Дальше идут несколько недатированных (видимо, мартовских) писем к любимой, из которых ясно, что в роман вмешалась подруга Марии Энн Ли, которая пыталась с Чарли заигрывать. Мария его будто бы приревновала, но, возможно, просто хотела от него избавиться. Энн Ли выпытывала о его чувствах, пыталась посредничать, сестра Фанни – тоже; в итоге эти несколько писем – сплошь нудные оправдания и какие-то женские выяснения, кто что кому сказал (из двадцати сохранившихся страниц в общей сложности около семнадцати отведены выпадам в адрес Энн Ли). «Господь знает, что мне никогда не доставляло удовольствия говорить с нею и с любой девушкой на свете. Должен ли я добавлять, что Вы – единственное исключение… Я никогда, ни словом ни делом, ни в малейшей степени, непосредственно или косвенно, не делал Энн Ли своей наперсницей…» Мария, видно, отреагировала как-то не так – 18 марта он решился на разрыв и отослал ей все ее письма.

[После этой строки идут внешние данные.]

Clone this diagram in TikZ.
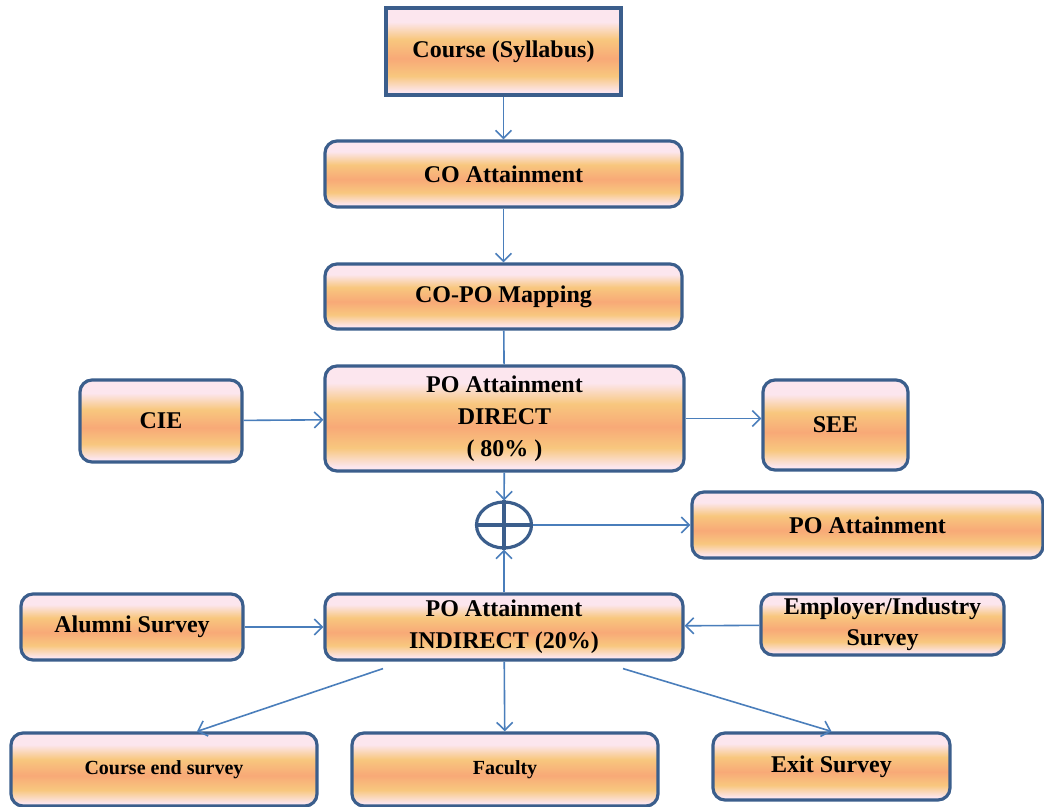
\documentclass[tikz,border=0pt]{standalone}
\usepackage{fontspec}
\setmainfont{Liberation Serif}
\usetikzlibrary{arrows.meta,shapes.geometric,calc}

\definecolor{boxline}{HTML}{3B5E8C}
\definecolor{arrowblue}{HTML}{4A7EBB}
\definecolor{shpink}{HTML}{FCE6EE}
\definecolor{shyellow}{HTML}{F8C77E}
\definecolor{shorange}{HTML}{F8A977}

% pale pink - yellow - salmon - yellow - pale pink, top to bottom
\pgfdeclareverticalshading{boxfill}{100bp}{color(0bp)=(shpink); color(27bp)=(shpink); color(36bp)=(shyellow); color(46bp)=(shorange); color(57bp)=(shyellow); color(67bp)=(shpink); color(100bp)=(shpink)}

\begin{document}
\begin{tikzpicture}[x=0.5pt,y=-0.5pt,
  box/.style={draw=boxline,line width=1.6pt,rounded corners=6pt,shading=boxfill,
    align=center,inner sep=0pt,font=\bfseries\fontsize{12}{16}\selectfont},
  smallbox/.style={box,font=\bfseries\fontsize{10}{12}\selectfont},
  arr/.style={draw=arrowblue,line width=0.8pt,-{Straight Barb[length=4pt,width=8pt]}}]
\useasboundingbox (0,0) rectangle (1044,807);

% top chain
\node[box,rounded corners=0pt,minimum width=117.5pt,minimum height=43.5pt] (course) at (503.5,51.5) {Course (Syllabus)};
\node[box,minimum width=178.5pt,minimum height=33pt] (co) at (503.5,174) {CO Attainment};
\node[box,minimum width=178.5pt,minimum height=32.5pt] (copo) at (503.5,296.5) {CO-PO Mapping};
\node[box,minimum width=179.5pt,minimum height=52.5pt] (direct) at (504.5,418.5) {PO Attainment\\DIRECT\\( 80\% )};
\node[box,minimum width=81pt,minimum height=41pt] (cie) at (161,421) {CIE};
\node[box,minimum width=72.5pt,minimum height=45pt] (see) at (835.5,425) {SEE};

% sum
\node[ellipse,draw=boxline,line width=1.6pt,minimum width=27.5pt,minimum height=23pt,inner sep=0pt] (plus) at (504,525) {};
\draw[boxline,line width=1.6pt] (plus.north) -- (plus.south) (plus.west) -- (plus.east);
\node[box,minimum width=175.5pt,minimum height=33pt] (poatt) at (867.5,525) {PO Attainment};

% indirect part
\node[box,minimum width=179pt,minimum height=33pt] (indirect) at (504,627) {PO Attainment\\INDIRECT (20\%)};
\node[box,minimum width=111pt,minimum height=33pt] (alumni) at (132,627) {Alumni Survey};
\node[box,minimum width=121.5pt,minimum height=30.5pt,font=\bfseries\fontsize{12}{15.5}\selectfont] (employer) at (882.5,624.5) {Employer/Industry\\Survey};
\node[smallbox,minimum width=153pt,minimum height=36.5pt] (courseend) at (164,769.5) {Course end survey};
\node[smallbox,minimum width=153pt,minimum height=36.5pt] (faculty) at (505,769.5) {Faculty};
\node[box,minimum width=118.5pt,minimum height=33.5pt] (exit) at (831.5,766.5) {Exit Survey};

% connectors
\draw[arr] (course) -- (co);
\draw[arr] (co) -- (copo);
\draw[draw=arrowblue,line width=0.8pt] (copo) -- (direct);
\draw[arr] (cie) -- (direct);
\draw[arr] (direct.east) -- (direct.east -| see.west);
\draw[arr] (direct) -- (plus);
\draw[arr] (plus) -- (poatt);
\draw[arr] (indirect) -- (plus);
\draw[arr] (alumni) -- (indirect);
\draw[arr] (employer) -- (indirect);
\draw[arr] ($(indirect.south)+(-121,7)$) -- ($(courseend.north)+(33,0)$);
\draw[arr] (indirect) -- (faculty);
\draw[arr] ($(indirect.south)+(119,7)$) -- (exit.north);
\end{tikzpicture}
\end{document}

«Ваши собственные чувства позволят Вам вообразить намного лучше, чем любая моя попытка описать это, ту болезненную борьбу, которой мне стоило сделать то, что я делаю – это прямо противоположно моим желаниям и чувствам, но необходимость этого с каждым днем очевиднее для меня. Каждое наше свидание за последнее время было новым свидетельством Вашего бессердечного равнодушия, тогда как для меня каждое из них становилось обильным источником тоски и страдания, и я выглядел как преследователь, гоняющийся за Вами с более чем безнадежной настойчивостью, которая выставляла меня посмешищем…» Об отосланных письмах: «Мои чувства на этот счет, как и на любой другой, очевидно, неважны для Вас, но они говорят мне, что я был бы презренным скупцом, если бы продолжал удерживать у себя что-то полученное от Вас, и мне только жаль, что я не могу забыть, как когда-то получил это… На смену прежним чувствам явилось уныние, более того, крайнее отчаяние – слишком долго я их терпел. Слава Богу, могу сказать, что за время нашего знакомства я всегда старался поступать справедливо, разумно и достойно. Со мною обращались то ласково и благосклонно, то совершенно иначе; я неизменно оставался все тем же… Поверьте, ничто не сможет доставить мне большего наслаждения, чем весть о том, что Вы, моя первая и последняя любовь, счастливы».